When the European Union brought down the gauntlet in 2005 during the reform of its sugar regime, then-exporting sugar economies were put on notice that the situation not only in Europe but in their own countries as well was about to change dramatically. They could reform and refit themselves, or quickly find they were without a sugar industry at all.
Some countries responded quickly, others more slowly, some more drastically and some with rather immediate financial help from the EU’s own pocket. Seven years later, it appears that Barbados may finally be getting a move on with the reforms it so desperately needs. But if it continues to just talk, and not do, it could soon find itself among the many new sugarcane graveyards spread throughout the world.
Already sugar production has fallen to just 23,000 metric tonnes of raws per year, with its two remaining sugar mills in dire straits. The government announced last fall that it would renovate the Andrews Sugar Mill in St. Joseph over the next two years so that it could produce sugar more efficiently and boost molasses production while also providing electricity to the national grid. The other mill, Portvale, would help shoulder the load while renovations at Andrews were under way, but by 2013 it would be shuttered all together.
That all sounds well and good, but it’s quickly becoming apparent that the government spoke before it found the money to undertake such a massive turnaround, let alone in such a short amount of time.
A key reason for getting the local sugar industry back in order is not for sugar necessarily, but for the rum industry. Roughly 85% of the rum produced in Barbados is “bulk rum”, sold to other countries for blending in higher quality rums. Under the Barbados Investment and Development Corporation’s Rum Expansion Programme, the government instead wants to see the industry boost the quality of its rums so that it can take advantage of higher value markets, create and benefit from better branding, and make a name for itself like some of its other neighbours in the Caribbean.
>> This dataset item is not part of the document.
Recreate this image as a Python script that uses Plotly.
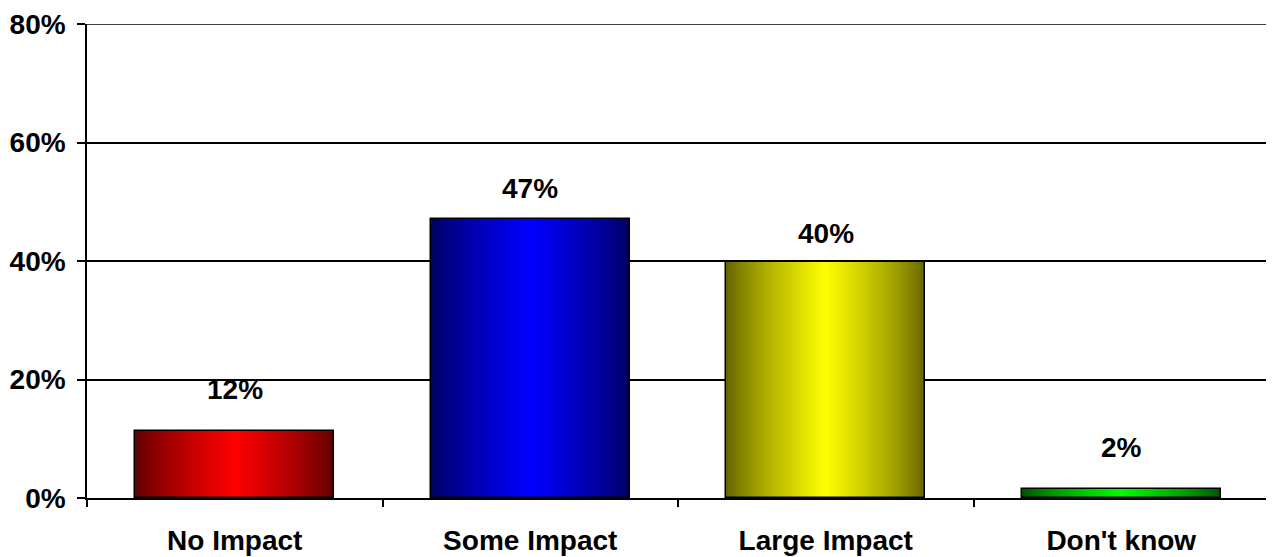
import plotly.graph_objects as go

categories = ["No Impact", "Some Impact", "Large Impact", "Don't know"]
values = [11.3, 47.1, 39.8, 1.6]
labels = ["12%", "47%", "40%", "2%"]
tick_vals = [0, 20, 40, 60, 80]
tick_text = ["0%", "20%", "40%", "60%", "80%"]

# styling
edge_rgb = [(96, 0, 0), (0, 0, 96), (100, 100, 0), (0, 80, 0)]
center_rgb = [(255, 0, 0), (0, 0, 255), (255, 255, 0), (0, 255, 0)]
label_shift = [42, 30, 29, 41]
bar_width = 0.672
n_layers = 50
FONT = "Liberation Sans, Arial, sans-serif"

fig = go.Figure()

for i in range(n_layers):
    t = i / (n_layers - 1)          # 0 = outer edge, 1 = centre
    w = bar_width * (1 - t) + 0.004 * t
    cols = []
    for e, c in zip(edge_rgb, center_rgb):
        f = t ** 0.8
        cols.append("rgb({},{},{})".format(*[round(a + (b - a) * f) for a, b in zip(e, c)]))
    fig.add_trace(go.Bar(
        x=categories, y=values, width=w,
        marker=dict(color=cols, line=dict(width=0)),
        hoverinfo="skip", showlegend=False,
    ))

# outline
fig.add_trace(go.Bar(
    x=categories, y=values, width=bar_width,
    marker=dict(color="rgba(0,0,0,0)", line=dict(color="black", width=1.5)),
    showlegend=False,
))

for cat, v, lab, s in zip(categories, values, labels, label_shift):
    fig.add_annotation(x=cat, y=v, text=lab, showarrow=False,
                       yanchor="middle", yshift=s,
                       font=dict(family=FONT, size=28, color="black", weight="bold"))

# top gridline at the range edge
fig.add_shape(type="line", xref="paper", yref="y", x0=0, x1=1, y0=tick_vals[-1], y1=tick_vals[-1],
              line=dict(color="black", width=1.5), layer="below")

# page body has an 8px margin, so the figure is sized/offset to compensate
fig.update_layout(
    width=1266, height=549,
    margin=dict(l=79, r=5, t=16, b=59),
    paper_bgcolor="white", plot_bgcolor="white",
    barmode="overlay", bargap=0,
    font=dict(family=FONT, size=28, color="black", weight="bold"),
)
fig.update_xaxes(
    type="category", tickson="boundaries", ticks="outside", ticklen=7,
    tickcolor="black", tickwidth=1.5, showline=True, linecolor="black", linewidth=2,
    showgrid=False, tickfont=dict(size=28, weight="bold"), ticklabelstandoff=16,
    automargin=False,
)
fig.update_yaxes(
    range=[0, 80], tickvals=tick_vals, ticktext=tick_text,
    ticks="outside", ticklen=8, tickcolor="black", tickwidth=1.5,
    showline=True, linecolor="black", linewidth=1.5,
    showgrid=True, gridcolor="black", gridwidth=1.5, zeroline=False,
    tickfont=dict(size=28, weight="bold"), ticklabelstandoff=6,
    automargin=False,
)

fig.write_html("out.html")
As sugar production has fallen over the past few years, as has molasses production, forcing rum producers to import molasses in order to distill. But that level of imports has gotten so high of late that the country risks losing trade benefits from marketing its “own” rum because in the end, it’s not really it’s own. So for rum trade to continue under preferential market schemes, the amount of its “own” molasses needs to increase significantly, and quickly.
Sugar isn’t to be forgotten, of course, just perhaps a reliance on raw sugar exports in Europe that no longer pay as well as they used to. With plenty of local and regional demand for white sugar, and demand with good premiums for specialty sugars like demerara in other international markets, there’s an opportunity for sugar for sure. The country only exports about 3,000 tonnes of specialty sugars a year at the moment, but could easily boost that with a new super-powered mill.
There’s talk of ethanol too, for their domestic market, in theory from bagasse, which requires commercial roll out of second-generation production processes which aren’t quite there yet. If the Andrews mill is renovated to distill ethanol from juice a-la-Brasilienne rather than compete with the rum producers for molasses—which would really defeat the purpose of this focus on rum—then it’s thought that local ethanol blending could help reduce oil imports significantly while boosting foreign exchange reserves.
Yet despite promises of US$100 million in renovations to Andrews mill and talk from the government about ways to improve sugarcane production in order to create an overall industry that is more modern and efficient, there are complaints by local farmers and politicians alike that talk isn’t transpiring into action. And that’s where Barbados risks losing out on its last opportunity to boost both its sugar and rum quality, production and export, or fade out all together.
Perhaps it shouldn’t be surprising that the Chinese are interested to invest in, and likely take over, whatever becomes of the future Andrews mill. With the US$600 million made available by the China Development Corporation that could be used toward the sugar renovation project, the Chinese could quickly implement the upgrades the mill needs as COMPLANT is doing in Jamaica.
Using Chinese investment would certainly fill that funding hole the government has found when it went looking to do the Andrews retrofit, but as with Jamaica, handing Barbados’ only remaining mill over to the Chinese runs the risk of them doing what they want with the sugar and molasses, rather than the national strategic goals that the country has in mind for the revitalisation of its sugar industry.
That brings the discussion back to how to move forward. The Parliament is currently debating the annual appropriations bill, which in theory has funds for sugar renovations in it, but certainly doesn’t have the entire US$100 million needed. Reforming the government-owned Barbados Agricultural Management Company that runs Andrews and Portvale is estimated to cost US$136 million alone. The Andrews project will then have to require outside investment, if not from the Chinese then from the Europeans, since the Brazilians are too fixated on trying to dig themselves out of their own under-investment trap.
No doubt the Inter-American Development Bank could and would step in to help out who ever steps up, but who’s going to even go that far?